Sweet excess

For dedicated Seattle followers of food and wine fashion, the Washington Wine Commission's annual Taste Washington event is New York's Bryant Park couture shows, L.A.'s Academy Awards, and the Detroit Auto Show rolled into one. Food from over 70 gourmet establishments! Nearly 120 wines to sample! Shellfish and caviar! Cheeses and desserts! Paradise!

There's a downside, of course: With all this in one place at one time, just where does gourmandise turn into gluttony? But the Wine Commission feels your unease. For this fifth annual event, it's come up with something to focus on for four hours beyond mangia, beve, mangia, beve! This year is educational.

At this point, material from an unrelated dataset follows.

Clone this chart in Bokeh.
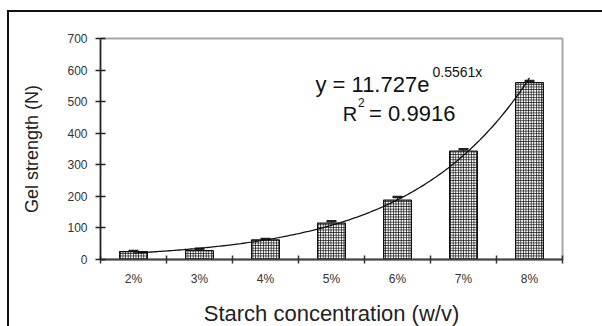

Education that still involves chewing and swallowing, of course: This year's raw and seafood bar, courtesy of Ray's Boathouse and Chandler's Crabhouse, is flanked by a veritable Wall of Wines—60 different ones!--to help you learn what's especially seafood-friendly. Another educational area that doesn't require taking a break from ingestion is the tent devoted to comparison tasting of the very different wines made in California, Australia, and Washington from the syrah grape. Those in need of soothing from severe sommelier shock should certainly visit the area where P.F. Chang's wine guru, Tim Hanni, holds forth on the gospel of drinking any wine with any food, beholden to no rule but pleasure to the palate.

Attendees who enjoy a little gamble but aren't about to bid on case lots of Quilceda cabernet at the WWC's summer Auction of Washington Wines will appreciate a new raffle: Five bucks buys a chance at one of 40 megabottles contributed by state winemakers. Go ahead, buy a few; all proceeds go to benefit the culinary education program FareStart.

I know veterans of Taste Washington reading this have bitter smiles on their faces—if they haven't already tossed the paper aside in scorn. They know what it is to walk into Taste Washington with the firm resolve that this time it's going to be different: This time there will be no need for a midnight run to 7-Eleven for Pepto- Bismol, no creeping to work hungover on Monday. Taste Washington should probably be illegal, or at least forced to display a warning label. All I know is: I'll be there, and I'll be leaving the car at home.